• [INFORMATION SHOWN]:
= = = = = = =

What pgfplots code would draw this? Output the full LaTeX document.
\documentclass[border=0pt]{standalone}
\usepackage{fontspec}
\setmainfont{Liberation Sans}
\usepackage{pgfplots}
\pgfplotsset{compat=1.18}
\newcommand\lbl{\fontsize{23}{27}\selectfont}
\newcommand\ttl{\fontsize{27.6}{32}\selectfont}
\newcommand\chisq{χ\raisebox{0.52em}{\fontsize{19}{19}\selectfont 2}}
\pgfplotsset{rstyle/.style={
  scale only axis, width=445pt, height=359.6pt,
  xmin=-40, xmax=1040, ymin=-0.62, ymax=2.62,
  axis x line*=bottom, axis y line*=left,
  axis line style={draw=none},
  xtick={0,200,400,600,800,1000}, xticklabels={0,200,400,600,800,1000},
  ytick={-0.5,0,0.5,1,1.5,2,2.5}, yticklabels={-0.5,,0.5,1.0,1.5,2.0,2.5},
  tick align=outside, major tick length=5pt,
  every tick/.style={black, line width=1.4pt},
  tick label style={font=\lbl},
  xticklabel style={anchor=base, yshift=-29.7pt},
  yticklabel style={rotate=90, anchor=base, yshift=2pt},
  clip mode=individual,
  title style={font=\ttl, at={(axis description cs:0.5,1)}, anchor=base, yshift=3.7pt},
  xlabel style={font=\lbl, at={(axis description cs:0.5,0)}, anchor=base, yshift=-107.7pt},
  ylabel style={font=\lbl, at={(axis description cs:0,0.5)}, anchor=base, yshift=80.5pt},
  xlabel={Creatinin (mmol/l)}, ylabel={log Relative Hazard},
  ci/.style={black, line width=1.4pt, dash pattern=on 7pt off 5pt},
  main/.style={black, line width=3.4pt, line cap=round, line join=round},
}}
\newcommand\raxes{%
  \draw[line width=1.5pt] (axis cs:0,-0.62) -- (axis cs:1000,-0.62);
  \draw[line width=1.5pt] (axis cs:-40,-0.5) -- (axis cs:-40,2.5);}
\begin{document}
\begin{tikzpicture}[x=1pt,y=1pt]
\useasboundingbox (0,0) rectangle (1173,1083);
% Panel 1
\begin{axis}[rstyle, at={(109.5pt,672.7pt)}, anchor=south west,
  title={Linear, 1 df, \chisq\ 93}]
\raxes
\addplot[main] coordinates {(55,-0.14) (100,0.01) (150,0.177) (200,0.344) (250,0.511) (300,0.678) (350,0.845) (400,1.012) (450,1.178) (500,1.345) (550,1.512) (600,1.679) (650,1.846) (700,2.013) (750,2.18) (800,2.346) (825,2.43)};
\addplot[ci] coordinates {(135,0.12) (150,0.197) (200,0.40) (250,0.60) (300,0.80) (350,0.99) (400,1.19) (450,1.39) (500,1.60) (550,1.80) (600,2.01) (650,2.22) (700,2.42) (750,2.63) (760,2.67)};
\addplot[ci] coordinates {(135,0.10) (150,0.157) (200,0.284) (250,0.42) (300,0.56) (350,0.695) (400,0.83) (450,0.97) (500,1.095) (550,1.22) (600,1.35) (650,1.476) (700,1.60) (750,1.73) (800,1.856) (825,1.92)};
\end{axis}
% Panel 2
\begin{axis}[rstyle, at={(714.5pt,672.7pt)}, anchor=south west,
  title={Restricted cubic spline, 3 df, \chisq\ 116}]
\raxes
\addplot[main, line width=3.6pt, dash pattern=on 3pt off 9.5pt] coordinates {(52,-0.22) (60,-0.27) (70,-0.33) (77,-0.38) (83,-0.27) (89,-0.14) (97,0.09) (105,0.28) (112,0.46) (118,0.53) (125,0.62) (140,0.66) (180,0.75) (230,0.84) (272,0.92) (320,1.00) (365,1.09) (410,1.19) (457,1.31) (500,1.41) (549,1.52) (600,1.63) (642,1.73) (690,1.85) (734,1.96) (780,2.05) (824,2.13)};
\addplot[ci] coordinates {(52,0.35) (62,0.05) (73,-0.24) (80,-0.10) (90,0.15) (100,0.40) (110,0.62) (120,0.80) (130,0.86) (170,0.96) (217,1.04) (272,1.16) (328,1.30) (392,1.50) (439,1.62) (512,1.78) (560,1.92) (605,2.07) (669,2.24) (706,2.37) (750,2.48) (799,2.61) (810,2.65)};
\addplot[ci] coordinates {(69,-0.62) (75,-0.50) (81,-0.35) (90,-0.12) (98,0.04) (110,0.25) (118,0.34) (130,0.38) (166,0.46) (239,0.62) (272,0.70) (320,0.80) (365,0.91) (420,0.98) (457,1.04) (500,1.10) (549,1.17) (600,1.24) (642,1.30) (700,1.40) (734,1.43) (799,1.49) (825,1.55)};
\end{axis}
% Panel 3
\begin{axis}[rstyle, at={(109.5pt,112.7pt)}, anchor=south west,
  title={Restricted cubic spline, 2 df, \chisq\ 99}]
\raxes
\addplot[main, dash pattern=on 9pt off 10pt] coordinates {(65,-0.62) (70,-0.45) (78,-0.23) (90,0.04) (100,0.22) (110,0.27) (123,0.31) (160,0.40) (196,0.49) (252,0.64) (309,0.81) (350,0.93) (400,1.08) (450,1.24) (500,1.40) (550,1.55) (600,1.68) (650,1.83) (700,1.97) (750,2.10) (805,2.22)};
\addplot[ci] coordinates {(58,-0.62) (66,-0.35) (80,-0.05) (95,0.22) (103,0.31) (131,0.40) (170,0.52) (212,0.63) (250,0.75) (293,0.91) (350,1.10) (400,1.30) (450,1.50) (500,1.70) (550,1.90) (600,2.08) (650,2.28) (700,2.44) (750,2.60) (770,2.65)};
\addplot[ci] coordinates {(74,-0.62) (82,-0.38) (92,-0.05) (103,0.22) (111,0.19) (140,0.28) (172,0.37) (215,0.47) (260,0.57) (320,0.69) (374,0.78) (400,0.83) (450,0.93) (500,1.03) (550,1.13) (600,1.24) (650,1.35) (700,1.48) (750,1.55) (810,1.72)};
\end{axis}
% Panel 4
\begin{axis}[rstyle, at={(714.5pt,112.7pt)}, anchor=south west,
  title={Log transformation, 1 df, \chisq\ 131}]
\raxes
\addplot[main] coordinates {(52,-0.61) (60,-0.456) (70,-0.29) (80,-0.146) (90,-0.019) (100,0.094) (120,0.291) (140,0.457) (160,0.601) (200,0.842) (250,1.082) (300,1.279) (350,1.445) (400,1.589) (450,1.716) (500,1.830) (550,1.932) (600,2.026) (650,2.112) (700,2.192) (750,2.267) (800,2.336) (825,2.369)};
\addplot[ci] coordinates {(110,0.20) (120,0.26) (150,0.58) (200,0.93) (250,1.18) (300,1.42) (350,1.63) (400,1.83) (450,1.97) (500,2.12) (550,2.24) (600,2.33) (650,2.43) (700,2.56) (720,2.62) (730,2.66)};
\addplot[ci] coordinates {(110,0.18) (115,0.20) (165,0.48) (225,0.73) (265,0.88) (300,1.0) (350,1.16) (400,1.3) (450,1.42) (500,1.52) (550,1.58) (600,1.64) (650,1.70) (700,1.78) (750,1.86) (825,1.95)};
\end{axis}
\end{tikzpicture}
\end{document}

= = = = = = =

• [YOUR GOAL]:
Reproduce the listing above word for word.

• [IN RESPONSE]:
What pgfplots code would draw this? Output the full LaTeX document.
\documentclass[border=0pt]{standalone}
\usepackage{fontspec}
\setmainfont{Liberation Sans}
\usepackage{pgfplots}
\pgfplotsset{compat=1.18}
\newcommand\lbl{\fontsize{23}{27}\selectfont}
\newcommand\ttl{\fontsize{27.6}{32}\selectfont}
\newcommand\chisq{χ\raisebox{0.52em}{\fontsize{19}{19}\selectfont 2}}
\pgfplotsset{rstyle/.style={
  scale only axis, width=445pt, height=359.6pt,
  xmin=-40, xmax=1040, ymin=-0.62, ymax=2.62,
  axis x line*=bottom, axis y line*=left,
  axis line style={draw=none},
  xtick={0,200,400,600,800,1000}, xticklabels={0,200,400,600,800,1000},
  ytick={-0.5,0,0.5,1,1.5,2,2.5}, yticklabels={-0.5,,0.5,1.0,1.5,2.0,2.5},
  tick align=outside, major tick length=5pt,
  every tick/.style={black, line width=1.4pt},
  tick label style={font=\lbl},
  xticklabel style={anchor=base, yshift=-29.7pt},
  yticklabel style={rotate=90, anchor=base, yshift=2pt},
  clip mode=individual,
  title style={font=\ttl, at={(axis description cs:0.5,1)}, anchor=base, yshift=3.7pt},
  xlabel style={font=\lbl, at={(axis description cs:0.5,0)}, anchor=base, yshift=-107.7pt},
  ylabel style={font=\lbl, at={(axis description cs:0,0.5)}, anchor=base, yshift=80.5pt},
  xlabel={Creatinin (mmol/l)}, ylabel={log Relative Hazard},
  ci/.style={black, line width=1.4pt, dash pattern=on 7pt off 5pt},
  main/.style={black, line width=3.4pt, line cap=round, line join=round},
}}
\newcommand\raxes{%
  \draw[line width=1.5pt] (axis cs:0,-0.62) -- (axis cs:1000,-0.62);
  \draw[line width=1.5pt] (axis cs:-40,-0.5) -- (axis cs:-40,2.5);}
\begin{document}
\begin{tikzpicture}[x=1pt,y=1pt]
\useasboundingbox (0,0) rectangle (1173,1083);
% Panel 1
\begin{axis}[rstyle, at={(109.5pt,672.7pt)}, anchor=south west,
  title={Linear, 1 df, \chisq\ 93}]
\raxes
\addplot[main] coordinates {(55,-0.14) (100,0.01) (150,0.177) (200,0.344) (250,0.511) (300,0.678) (350,0.845) (400,1.012) (450,1.178) (500,1.345) (550,1.512) (600,1.679) (650,1.846) (700,2.013) (750,2.18) (800,2.346) (825,2.43)};
\addplot[ci] coordinates {(135,0.12) (150,0.197) (200,0.40) (250,0.60) (300,0.80) (350,0.99) (400,1.19) (450,1.39) (500,1.60) (550,1.80) (600,2.01) (650,2.22) (700,2.42) (750,2.63) (760,2.67)};
\addplot[ci] coordinates {(135,0.10) (150,0.157) (200,0.284) (250,0.42) (300,0.56) (350,0.695) (400,0.83) (450,0.97) (500,1.095) (550,1.22) (600,1.35) (650,1.476) (700,1.60) (750,1.73) (800,1.856) (825,1.92)};
\end{axis}
% Panel 2
\begin{axis}[rstyle, at={(714.5pt,672.7pt)}, anchor=south west,
  title={Restricted cubic spline, 3 df, \chisq\ 116}]
\raxes
\addplot[main, line width=3.6pt, dash pattern=on 3pt off 9.5pt] coordinates {(52,-0.22) (60,-0.27) (70,-0.33) (77,-0.38) (83,-0.27) (89,-0.14) (97,0.09) (105,0.28) (112,0.46) (118,0.53) (125,0.62) (140,0.66) (180,0.75) (230,0.84) (272,0.92) (320,1.00) (365,1.09) (410,1.19) (457,1.31) (500,1.41) (549,1.52) (600,1.63) (642,1.73) (690,1.85) (734,1.96) (780,2.05) (824,2.13)};
\addplot[ci] coordinates {(52,0.35) (62,0.05) (73,-0.24) (80,-0.10) (90,0.15) (100,0.40) (110,0.62) (120,0.80) (130,0.86) (170,0.96) (217,1.04) (272,1.16) (328,1.30) (392,1.50) (439,1.62) (512,1.78) (560,1.92) (605,2.07) (669,2.24) (706,2.37) (750,2.48) (799,2.61) (810,2.65)};
\addplot[ci] coordinates {(69,-0.62) (75,-0.50) (81,-0.35) (90,-0.12) (98,0.04) (110,0.25) (118,0.34) (130,0.38) (166,0.46) (239,0.62) (272,0.70) (320,0.80) (365,0.91) (420,0.98) (457,1.04) (500,1.10) (549,1.17) (600,1.24) (642,1.30) (700,1.40) (734,1.43) (799,1.49) (825,1.55)};
\end{axis}
% Panel 3
\begin{axis}[rstyle, at={(109.5pt,112.7pt)}, anchor=south west,
  title={Restricted cubic spline, 2 df, \chisq\ 99}]
\raxes
\addplot[main, dash pattern=on 9pt off 10pt] coordinates {(65,-0.62) (70,-0.45) (78,-0.23) (90,0.04) (100,0.22) (110,0.27) (123,0.31) (160,0.40) (196,0.49) (252,0.64) (309,0.81) (350,0.93) (400,1.08) (450,1.24) (500,1.40) (550,1.55) (600,1.68) (650,1.83) (700,1.97) (750,2.10) (805,2.22)};
\addplot[ci] coordinates {(58,-0.62) (66,-0.35) (80,-0.05) (95,0.22) (103,0.31) (131,0.40) (170,0.52) (212,0.63) (250,0.75) (293,0.91) (350,1.10) (400,1.30) (450,1.50) (500,1.70) (550,1.90) (600,2.08) (650,2.28) (700,2.44) (750,2.60) (770,2.65)};
\addplot[ci] coordinates {(74,-0.62) (82,-0.38) (92,-0.05) (103,0.22) (111,0.19) (140,0.28) (172,0.37) (215,0.47) (260,0.57) (320,0.69) (374,0.78) (400,0.83) (450,0.93) (500,1.03) (550,1.13) (600,1.24) (650,1.35) (700,1.48) (750,1.55) (810,1.72)};
\end{axis}
% Panel 4
\begin{axis}[rstyle, at={(714.5pt,112.7pt)}, anchor=south west,
  title={Log transformation, 1 df, \chisq\ 131}]
\raxes
\addplot[main] coordinates {(52,-0.61) (60,-0.456) (70,-0.29) (80,-0.146) (90,-0.019) (100,0.094) (120,0.291) (140,0.457) (160,0.601) (200,0.842) (250,1.082) (300,1.279) (350,1.445) (400,1.589) (450,1.716) (500,1.830) (550,1.932) (600,2.026) (650,2.112) (700,2.192) (750,2.267) (800,2.336) (825,2.369)};
\addplot[ci] coordinates {(110,0.20) (120,0.26) (150,0.58) (200,0.93) (250,1.18) (300,1.42) (350,1.63) (400,1.83) (450,1.97) (500,2.12) (550,2.24) (600,2.33) (650,2.43) (700,2.56) (720,2.62) (730,2.66)};
\addplot[ci] coordinates {(110,0.18) (115,0.20) (165,0.48) (225,0.73) (265,0.88) (300,1.0) (350,1.16) (400,1.3) (450,1.42) (500,1.52) (550,1.58) (600,1.64) (650,1.70) (700,1.78) (750,1.86) (825,1.95)};
\end{axis}
\end{tikzpicture}
\end{document}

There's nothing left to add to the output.